The **Mutual Information** under the posterior distribution between two RVs is denoted by: $$I_t(X_1; X_2) = D_{KL}(\ P((X_1, X_2) | \mathcal{F}_t)\ || \ P(X_1 | \mathcal{F}_t) P(X_2 | \mathcal{F}_t)\ ),$$

or in other words, the KL divergence between the joint posterior and the product of the marginals.

The **Information Gain** from an action $a$ is defined as $g_t(a) = I_t(A^*; Y_{t, a})$. This is equal to the expected reduction in entropy of the posterior distribution of $A^*$ due to observing $Y_{t,a}$: $$g_t(a) = \mathbb{E}[H(\alpha_t) - H(\alpha_{t+1})\ | \ \mathcal{F}_t, A_t = a]$$

To clarify this a bit, let's write out $H(\alpha_t)$:
\begin{align}
H(\alpha_t) &= -\sum_{a \in \mathcal{A}} \alpha_t(a) log(\alpha_t(a))  \\
            &= -\sum_{a \in \mathcal{A}} P(A^* = a | \mathcal{F}_t) log P(A^* = a | \mathcal{F}_t)
\end{align}

So this info gain calculation involves computing the TS probabilities for each action for the:
1.  current sequence of observations, and
2.  the sequence we may end up with after taking action $a$ (marginalizing over the uncertainty in $Y_{t,a}$)

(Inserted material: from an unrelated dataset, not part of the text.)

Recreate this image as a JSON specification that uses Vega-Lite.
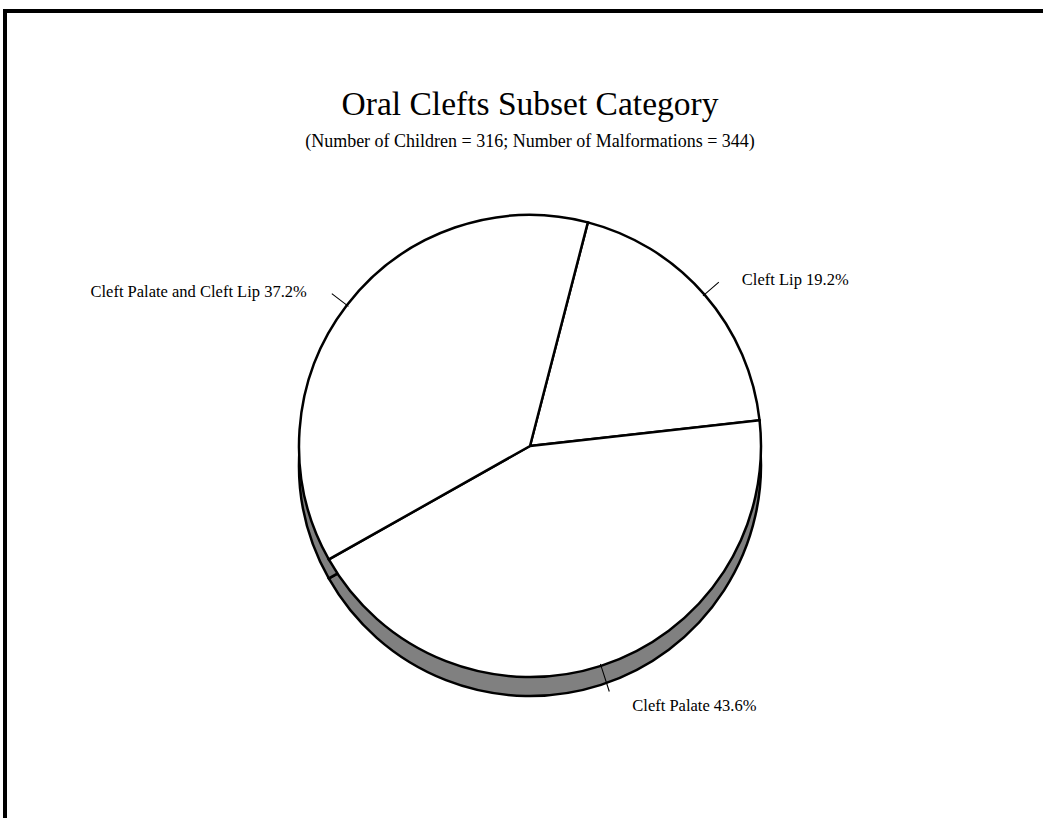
{
  "$schema": "https://vega.github.io/schema/vega-lite/v6.json",
  "width": 1050,
  "height": 870,
  "autosize": {"type": "none"},
  "padding": {"left": 5, "top": 11, "right": -12, "bottom": -63},
  "background": "white",
  "view": {"stroke": "black", "strokeWidth": 4, "fill": "white"},
  "title": {
    "text": "Oral Clefts Subset Category",
    "subtitle": "(Number of Children = 316; Number of Malformations = 344)",
    "font": "Liberation Serif",
    "fontSize": 33.5,
    "fontWeight": "normal",
    "color": "black",
    "subtitleFont": "Liberation Serif",
    "subtitleFontSize": 18,
    "subtitleFontWeight": "normal",
    "subtitleColor": "black",
    "subtitlePadding": 11,
    "anchor": "middle",
    "frame": "group",
    "offset": -141
  },
  "data": {
    "values": [
      {"category": "Cleft Lip", "pct": 19.2, "order": 1},
      {"category": "Cleft Palate", "pct": 43.6, "order": 2},
      {"category": "Cleft Palate and Cleft Lip", "pct": 37.2, "order": 3}
    ]
  },
  "transform": [
    {"stack": "pct", "groupby": [], "sort": [{"field": "order"}], "as": ["start", "end"]},
    {"calculate": "(datum.start + datum.end) / 2", "as": "mid"},
    {"calculate": "datum.mid - 0.035", "as": "t0"},
    {"calculate": "datum.mid + 0.035", "as": "t1"},
    {"calculate": "datum.category + ' ' + format(datum.pct, '.1f') + '%'", "as": "label"}
  ],
  "layer": [
    {
      "mark": {"type": "arc", "radius": 231, "yOffset": 19, "fill": "#808080", "stroke": "black", "strokeWidth": 2.5},
      "encoding": {
        "theta": {"field": "start", "type": "quantitative", "stack": null, "scale": {"domain": [0, 100], "range": [0.2531, 6.5363]}},
        "theta2": {"field": "end"}
      }
    },
    {
      "mark": {"type": "arc", "radius": 231, "fill": "white", "stroke": "black", "strokeWidth": 2.5},
      "encoding": {
        "theta": {"field": "start", "type": "quantitative", "stack": null},
        "theta2": {"field": "end"}
      }
    },
    {
      "transform": [{"filter": "datum.category != 'Cleft Palate'"}],
      "mark": {"type": "arc", "radius": 250, "radius2": 229, "fill": "black"},
      "encoding": {
        "theta": {"field": "t0", "type": "quantitative", "stack": null},
        "theta2": {"field": "t1"}
      }
    },
    {
      "transform": [{"filter": "datum.category == 'Cleft Palate'"}],
      "mark": {"type": "arc", "radius": 258, "radius2": 229, "fill": "black"},
      "encoding": {
        "theta": {"field": "t0", "type": "quantitative", "stack": null},
        "theta2": {"field": "t1"}
      }
    },
    {
      "transform": [{"filter": "datum.category == 'Cleft Lip'"}],
      "mark": {"type": "text", "radius": 250, "align": "left", "baseline": "alphabetic", "dx": 23, "dy": 3, "font": "Liberation Serif", "fontSize": 16.5, "color": "black"},
      "encoding": {
        "theta": {"field": "mid", "type": "quantitative", "stack": null},
        "text": {"field": "label"}
      }
    },
    {
      "transform": [{"filter": "datum.category == 'Cleft Palate and Cleft Lip'"}],
      "mark": {"type": "text", "radius": 250, "align": "right", "baseline": "alphabetic", "dx": -25, "dy": 3.5, "font": "Liberation Serif", "fontSize": 16.5, "color": "black"},
      "encoding": {
        "theta": {"field": "mid", "type": "quantitative", "stack": null},
        "text": {"field": "label"}
      }
    },
    {
      "transform": [{"filter": "datum.category == 'Cleft Palate'"}],
      "mark": {"type": "text", "radius": 258, "align": "left", "baseline": "alphabetic", "dx": 23, "dy": 19.5, "font": "Liberation Serif", "fontSize": 16.5, "color": "black"},
      "encoding": {
        "theta": {"field": "mid", "type": "quantitative", "stack": null},
        "text": {"field": "label"}
      }
    }
  ]
}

### Instantaneous Regret $\Delta_t(a)$

The **Instantaneous Regret** of action $a$ at time $t$ is $$\Delta_t(a) = \mathbb{E}[R_{t, A^*} - R_{t,a} | \mathcal{F}_t]$$

### Gain and Regret of Policies

Overloaded notation is used for denoting the gain and regret of a policy $\pi \in \mathcal{D}(\mathcal{A})$:

\begin{align}
g_t(\pi) &= \sum_{a \in \mathcal{A}} \pi(a) g_t(a) = \pi^T \vec{\Delta}  \\
\Delta_t(\pi) &= \sum_{a \in \mathcal{A}} \pi(a) \Delta_t(a) = \pi^T \vec{g}
\end{align}

$g_t(\pi)$ is the expected info gain when actions are selected according to policy $\pi$ and $\Delta_t(\pi)$ is defined analogously

### Information-directed Sampling (IDS)

Minimizes squared regret per bit of information acquired about optimum over all action sampling distributions:

$$
\pi_t^{IDS} = \text{argmin}_{\pi \in \mathcal{D}(\mathcal{A})} \left\{ \Psi_t(\pi) = \frac{\Delta_t(\pi)^2}{g_t(\pi)} \right\}
$$

# Taming Non-stationary Bandits: A Bayesian Approach
By Vishnu and Sheetal  
July 2017

**Environment: Drifting, non-contextual**

**Summary:**
-   The authors apply a discount factor to historical data for a Bernoulli bandits problem.

**Method: dTS (discounted TS)**
-   Basically implemented by applying discount factor to historical sufficient stats when combining those with stats from current observations. This is a nice general-purpose approach which can be used for any Bayesian method where inference is based on sufficient stats.
-   The authors also implement an optimistic version in the tradition of OTS.